Many entrepreneurs treat raising a round of funding as if it were equivalent to being in revenue. While it certainly is a measure of success and validation by investors, it does not mean that your business is actually in business. Christian Chabot would argue that starting and growing a business without venture capital is far more motivating and satisfying.

In January 2003, Chabot and his partners, Chris Stolte and Pat Hanrahan, founded the Seattle-based data visualization and analysis company Tableau out of the ruins of the dot-com bust. The three founders knew from the beginning that if they were going to have any chance at success, they would need to start lean and maintain as much control as possible. Chabot, who had studied entrepreneurship, had spent two years as an associate at SoftBank Capital where he was able to see first-hand how startups responded to receiving venture capital—it often wasn’t a pretty picture. Either the founders would blow through the money too fast or the VCs would exert too much control and stifle the business. Either way, Chabot firmly believed there had to be a better approach.

Chris Stolte was a PhD candidate who had been doing research on visualization techniques for analyzing relational databases and he was looking to solve a big problem and change the world. The big problem was giving anybody direct access to data in a way that they could understand it, analyze it, and apply it. His research advisor Pat Hanrahan, who had been a founding member of Pixar, the wildly successful animation studio, worked with Stolte to bring together computer graphics and databases with an invention called VizQL. For his part, Chabot saw the promise of this invention from a business perspective and the three conceptualized a software company that would bring their ideas to life.

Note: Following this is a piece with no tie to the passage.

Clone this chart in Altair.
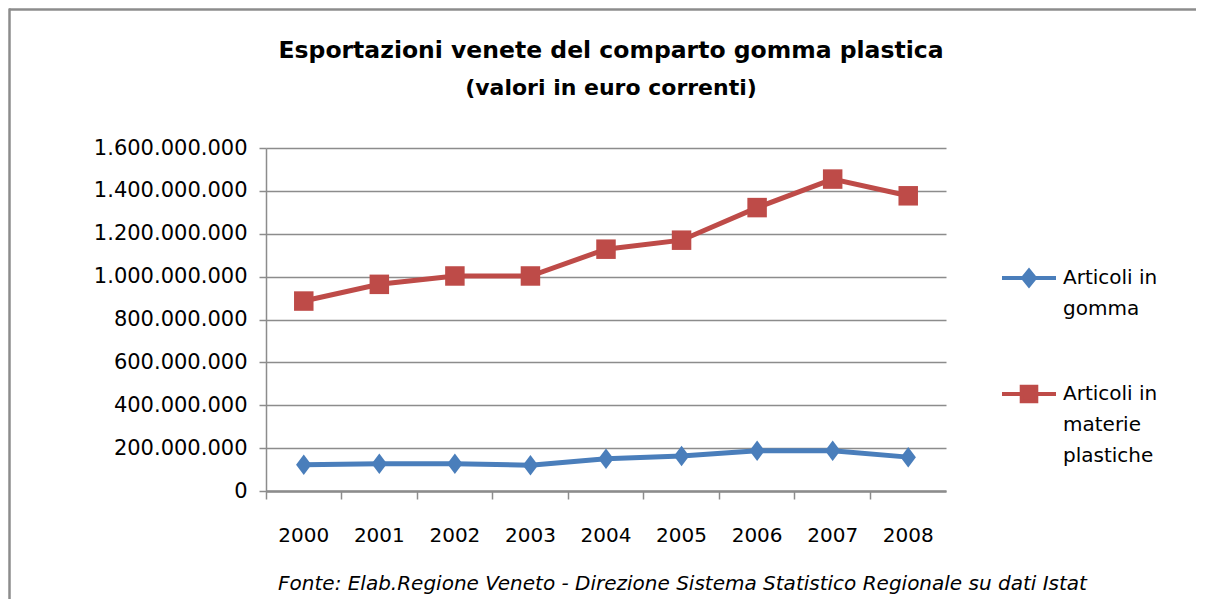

Choosing to bootstrap the startup was an easy decision. Naturally wary of investors, the two scientists agreed that bootstrapping the startup was the way to go. Each founder brought small amounts of money to the business and they worked for free. That meant they had to live fairly frugally. For example, Chabot shrank his lifestyle, cutting out anything that wasn’t essential, including television. Since Stolte was a PhD student, he was already in bootstrap mode, and Hanrahan, a tenured professor, by nature led a rather modest lifestyle.

Answer questions 1 and 2.

Part 2

One of the most critical insights the founders drew from their early experiences was that you need to start selling your product as soon as possible, especially if you have a software company. Don’t wait until it’s perfect. The only way you will really learn if customers want what you have is to try to sell it—and that’s what they did. They were honest with customers about the state of their product, offered them discounts to try it, and worked with them to gather more insights and make it better. Customers benefitted from a product that was customized to their needs.

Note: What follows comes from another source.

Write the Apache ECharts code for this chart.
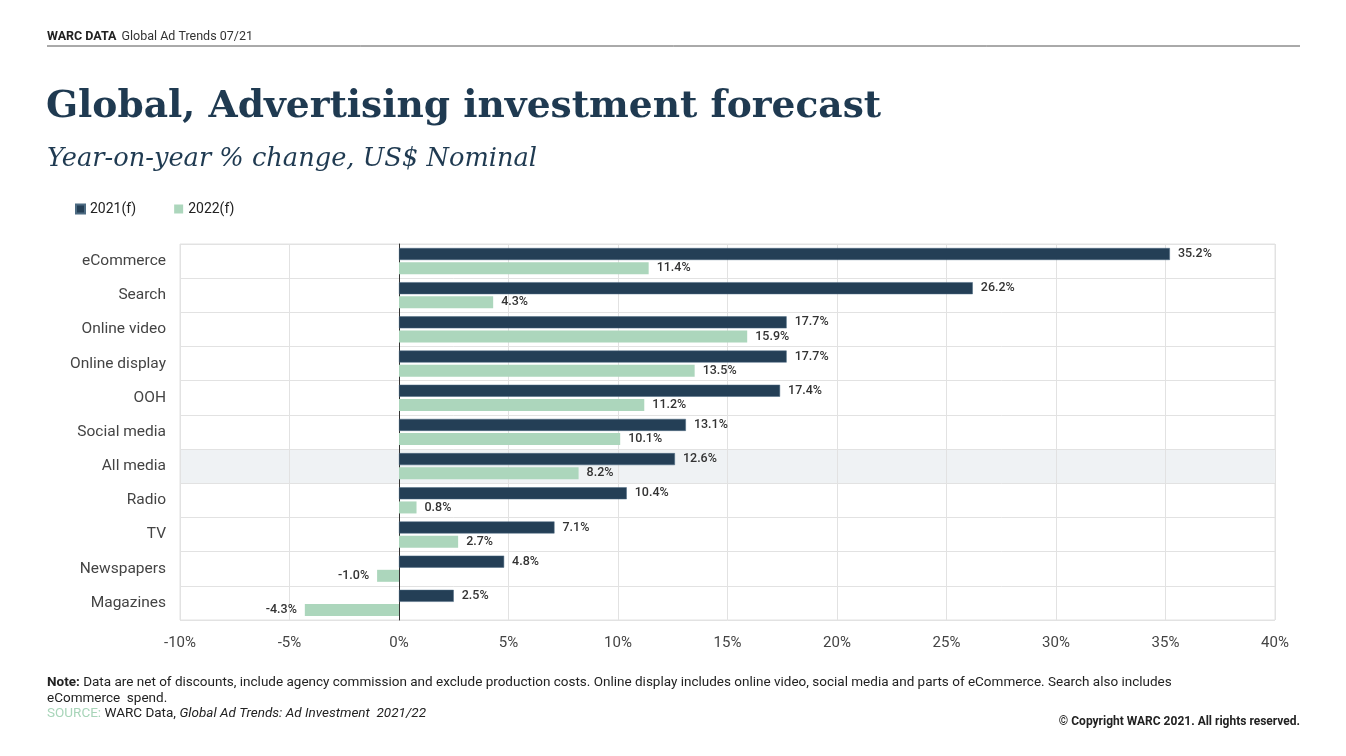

In the second year of bootstrapping, the team hired their first employee, making sure they chose someone who bought into the mission of the company and the bootstrapped way of life. They wanted an employee who wanted to work on something cool more than he or she wanted to earn a salary. “Our first employees reported working in my bedroom, which was our first Seattle space. Our second Seattle space was my basement,” claimed Chabot. By their third office space, they were enjoying relative luxury in a low-rent office building that needed a lot of work. Nevertheless, it was clear to all that the focus of the business was on raising customers, not money, and not on investing in fancy work spaces. “You don’t need a ping pong table to have a startup culture.”

Answer question 3.

Part 3

Three years later after building a customer base, the team did take a Series A round of $5 million in 2004 and later a $10 million Series B in 2008, but every dime they raised remained in the bank to protect the company should anything go wrong. It also made the company look more stable. In May 2013, Tableau successfully undertook a public offering on the New York Stock Exchange, raising $254 million and giving the company new status and a level of visibility that it hadn’t previously experienced. With 24 percent of its revenues now being invested in R&D, the company was investing in the future and making a strong statement about R&D and loyal customers as a critical competitive advantage.

Answer question 4.

Epilogue

From 2003 to 2016, under the leadership of Christian Chabot as CEO, the company experienced fourteen consecutive years with record sales. Tableau now has more than 70,000 customer accounts in 150 countries. In 2016, Adam Selipsky was hired as the new president and CEO. Previously he had built Amazon Web Services. Under his leadership, the company has continued to grow by placing customers as of the focus of everything they do. Their mission is to help customers see and understand data so they can make informed decisions. Their growth strategy includes expanding their customer base domestically and internationally, investing in distribution channels and technology partnerships, and further engaging their user community. In 2018, Tableau acquired MIT startup Empirical Systems to bring AI-powered analysis to the masses.

  1. Do you agree with their plan to bootstrap and maintain control of the company to this point? Why? Why not?